Franky's makes a comeback with familiar flavors, faces
By D.K. Crawford 12/01/2011
456 E Main St
$2.75 - $10.95
Franky’s is back! — along with former owner Kris Pustina-Haldane, now acting as manager; adorable Julie, the singing waitress (look for the pink frog), who openly discusses her stage fright; the famous funky anthropomorphic frog murals; and, yes, a familiar menu.
Franky’s serves breakfast and lunch and, due to several requests by returning regulars, has reintroduced some old favorites to the menu.
Breakfast is served from 7 to 11 a.m. and lunch from 11 a.m. to 2 p.m. Both menus feature some signature favorites like Chicken Limousine for lunch and Eggs Lorraine for breakfast. They no longer serve croissants (instead you have a choice of sourdough, wheat or rye toast), and they do feature great vegetarian (like the Tofu Boat and Main Street Sandwich), chicken and turkey options, but have also ventured into unfamiliar bovine territory by offering four beef burgers.
The interior is warm and familiar. Dark wood booths nestle against a brick wall, and a smattering of tables fills the floor.

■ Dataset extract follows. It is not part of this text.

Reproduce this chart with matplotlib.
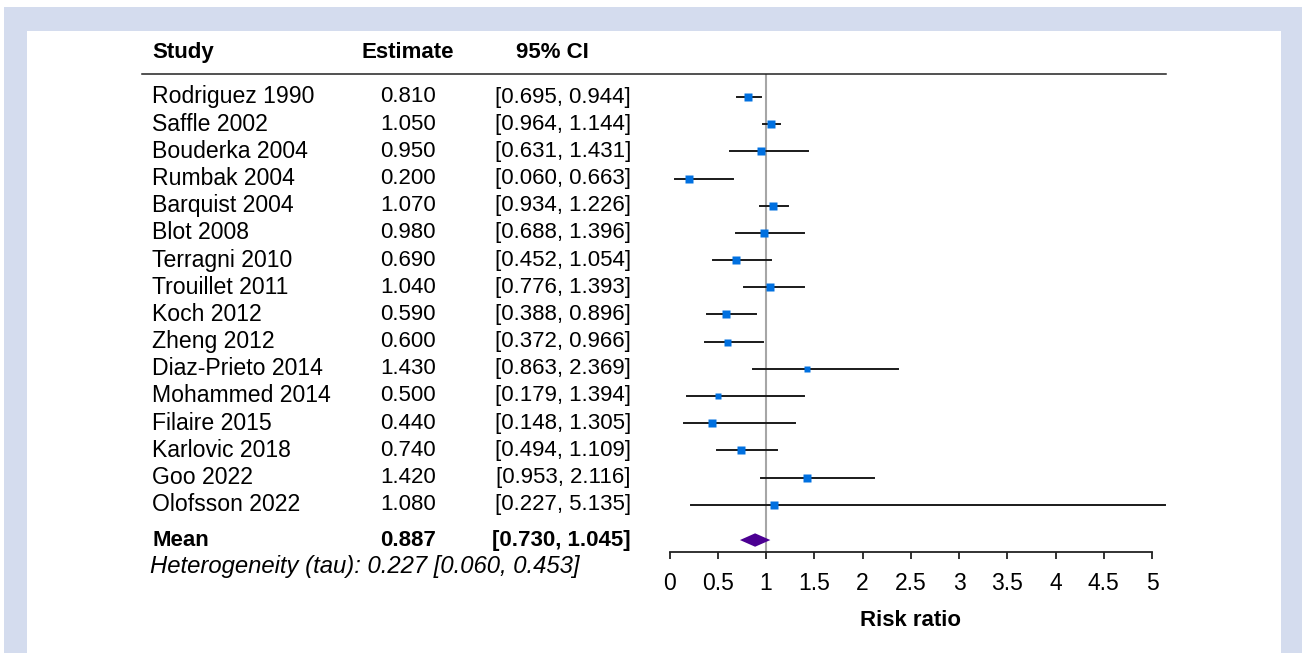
import matplotlib
matplotlib.use("Agg")
import matplotlib.pyplot as plt
import matplotlib.patches as patches
from matplotlib.lines import Line2D
from matplotlib.transforms import blended_transform_factory

plt.rcParams['font.family'] = ['Liberation Sans', 'DejaVu Sans']

# --- data ---
studies = ["Rodriguez 1990", "Saffle 2002", "Bouderka 2004", "Rumbak 2004",
           "Barquist 2004", "Blot 2008", "Terragni 2010", "Trouillet 2011",
           "Koch 2012", "Zheng 2012", "Diaz-Prieto 2014", "Mohammed 2014",
           "Filaire 2015", "Karlovic 2018", "Goo 2022", "Olofsson 2022"]
estimates = [0.810, 1.050, 0.950, 0.200, 1.070, 0.980, 0.690, 1.040,
             0.590, 0.600, 1.430, 0.500, 0.440, 0.740, 1.420, 1.080]
ci_lower = [0.695, 0.964, 0.631, 0.060, 0.934, 0.688, 0.452, 0.776,
            0.388, 0.372, 0.863, 0.179, 0.148, 0.494, 0.953, 0.227]
ci_upper = [0.944, 1.144, 1.431, 0.663, 1.226, 1.396, 1.054, 1.393,
            0.896, 0.966, 2.369, 1.394, 1.305, 1.109, 2.116, 5.135]
mean_est = 0.887
mean_ci = [0.730, 1.045]
tau_est = 0.227
tau_ci = [0.060, 0.453]
x_ticks = [0, 0.5, 1, 1.5, 2, 2.5, 3, 3.5, 4, 4.5, 5]
x_tick_labels = ["0", "0.5", "1", "1.5", "2", "2.5", "3", "3.5", "4", "4.5", "5"]

# square sizes in pixels (study weights)
marker_px = [8, 8, 8, 8, 8, 8, 8, 8, 8, 7, 6, 6, 7.5, 8, 8, 8]

W, H = 1302, 653
fig = plt.figure(figsize=(W / 100, H / 100), dpi=100)
fig.patch.set_facecolor("white")

# light blue frame + white panel
fig.patches.append(patches.Rectangle((4 / W, 0), 1 - 4 / W, 1 - 7 / H, transform=fig.transFigure,
                                     facecolor="#d4dcee", edgecolor="none", zorder=-10))
fig.patches.append(patches.Rectangle((27 / W, 0), (1281 - 27) / W, 1 - 31 / H, transform=fig.transFigure,
                                     facecolor="white", edgecolor="none", zorder=-9))

ax_left, ax_right = 669.5, 1152
ax_top, ax_bottom = 74, 552.3
ax = fig.add_axes([ax_left / W, (H - ax_bottom) / H, (ax_right - ax_left) / W, (ax_bottom - ax_top) / H])
ax.set_facecolor("none")

row_px = 27.18
first_row = 97
ax.set_xlim(0, 5)
ax.set_ylim((ax_bottom - first_row) / row_px, (ax_top - first_row) / row_px)

for s in ["top", "right", "left"]:
    ax.spines[s].set_visible(False)
ax.spines["bottom"].set_linewidth(1.3)
ax.spines["bottom"].set_color("#222222")
ax.set_yticks([])
ax.set_xticks(x_ticks)
ax.set_xticklabels(x_tick_labels, fontsize=16.5)
ax.tick_params(axis="x", length=5, width=1.3, color="#222222", pad=9)
ax.set_xlabel("Risk ratio", fontsize=16, fontweight="bold", labelpad=11)

# reference line at 1
ax.axvline(1, color="#a6a6a6", lw=1.5, zorder=1)

rows = list(range(len(studies)))
for i in rows:
    ax.plot([ci_lower[i], ci_upper[i]], [i, i], color="#1a1a1a", lw=1.4, zorder=2, clip_on=False)
    ax.plot(estimates[i], i, marker="s", ms=marker_px[i] * 0.72, color="#0070e0",
            mec="none", zorder=3, clip_on=False)

# pooled estimate diamond
mean_row = 16.3
dh = 6.7 / row_px
ax.add_patch(patches.Polygon([[mean_ci[0], mean_row], [mean_est, mean_row - dh],
                              [mean_ci[1], mean_row], [mean_est, mean_row + dh]],
                             closed=True, facecolor="#4b0092", edgecolor="none", zorder=3, clip_on=False))

# table text
tr = blended_transform_factory(fig.transFigure, ax.transData)
x_study, x_est, x_ci_hdr, x_ci = 152 / W, 408 / W, 552 / W, 631 / W
head_row = -1.65
fs = 16
fig.text(x_study, head_row, "Study", transform=tr, fontsize=fs, fontweight="bold", va="center", ha="left")
fig.text(x_est, head_row, "Estimate", transform=tr, fontsize=fs, fontweight="bold", va="center", ha="center")
fig.text(x_ci_hdr, head_row, "95% CI", transform=tr, fontsize=fs, fontweight="bold", va="center", ha="center")

for i in rows:
    fig.text(x_study, i, studies[i], transform=tr, fontsize=16.6, va="center", ha="left")
    fig.text(x_est, i, f"{estimates[i]:.3f}", transform=tr, fontsize=fs, va="center", ha="center")
    fig.text(x_ci, i, f"[{ci_lower[i]:.3f}, {ci_upper[i]:.3f}]", transform=tr, fontsize=fs,
             va="center", ha="right")

fig.text(x_study, mean_row, "Mean", transform=tr, fontsize=fs, fontweight="bold", va="center", ha="left")
fig.text(x_est, mean_row, f"{mean_est:.3f}", transform=tr, fontsize=fs, fontweight="bold", va="center", ha="center")
fig.text(x_ci, mean_row, f"[{mean_ci[0]:.3f}, {mean_ci[1]:.3f}]", transform=tr, fontsize=fs,
         fontweight="bold", va="center", ha="right")
fig.text(150 / W, 17.26, f"Heterogeneity (tau): {tau_est:.3f} [{tau_ci[0]:.3f}, {tau_ci[1]:.3f}]",
         transform=tr, fontsize=17.2, style="italic", va="center", ha="left")

# header rule
fig.lines.append(Line2D([142 / W, 1166 / W], [(H - ax_top) / H] * 2, transform=fig.transFigure,
                        color="#222222", lw=1.1))

fig.savefig("out.png", dpi=100)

The back kitchen area has been opened up, which makes for a lighter, brighter Franky’s.
Our first visit, we ordered the Chicken Limousine (curried chicken salad served in a wheat pita pocket) and the Southwest Burger with a grilled Ortega chili. Each entree comes with a choice of soup or salad, and we chose to try both of the daily soups offered, which were vegetable and turkey chili.
The Chicken Limousine was my companion’s favorite for the many years he frequented Franky’s, so he dove into his pita unabashedly. “I think they forgot the apple,” he pondered. The chicken salad was warm and rich with a mild curry spice, bound together by mayonnaise and melted mozzarella, but I, too, tasted no apple, felt no crunch. I dug into the salad and searched, and eventually found some tiny bits of chopped apple, but they simply disappeared into the warm savory chicken salad.
Later, (manager) Kris visited our table and when my companion mentioned the apple, she confirmed that the person who made it that morning had cut the pieces too small. This seemingly small mistake changed the taste and balance of the recipe completely.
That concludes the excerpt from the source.